As for Buruma, I think the last two paragraphs say it all about what the "choices" are which are (or which Buruma says are) available to young muslims looking for role models:
<blockquote> I thought of the Somali-born Dutch activist Ayaan Hirsi Ali, as charismatic in her way as Ramadan. Having had her fill of controversies in the Netherlands (she wrote the film "Submission," which led to the murder of the filmmaker Theo van Gogh by a Muslim extremist), she now works at the American Enterprise Institute in Washington. Her mission, too, is to spread universal values. She, too, speaks of reform. But she has renounced her belief in Islam. She says that Islam is backward and perverse. As a result, she has had more success with secular non-Muslims than with the kind of people who shop in Brick Lane.
Ramadan offers a different way, which insists that a reasoned but traditionalist approach to Islam offers values that are as universal as those of the European Enlightenment.

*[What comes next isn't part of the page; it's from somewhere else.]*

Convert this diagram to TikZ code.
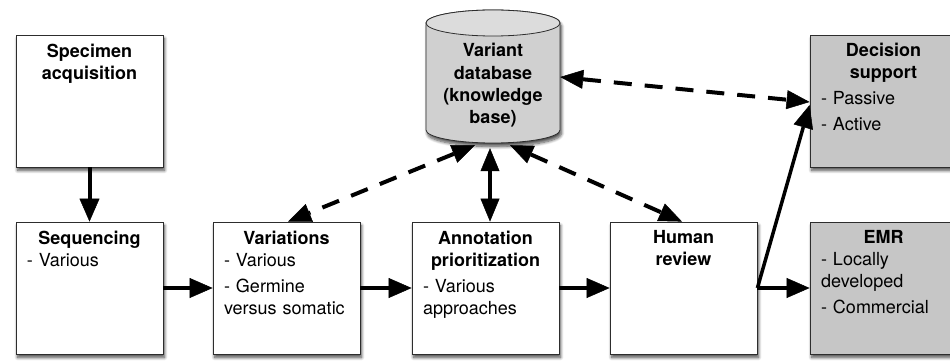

From what I understand of Ramadan's enterprise, these values are neither secular, nor always liberal, but they are not part of a holy war against Western democracy either. His politics offer an alternative to violence, which, in the end, is reason enough to engage with him, critically, but without fear. <end blockquote>
The AEI, as we all know, is the pinnacle of "universal values." I wonder which side Jahanbegloo--as Yoshi points out, a former National Endowment for Democracy fellow--would say more accurately represents the "soft universalism" he sees as necessary for dialogue with the West? My suspicion would be that Ali would win hands down, despite what seems to be a greater commitment to pluralism as Berlin describes it on the part of Ramadan. Then again, my sense of Jahanbegloo is that he's a bit more open minded than those that think we have to choose sides.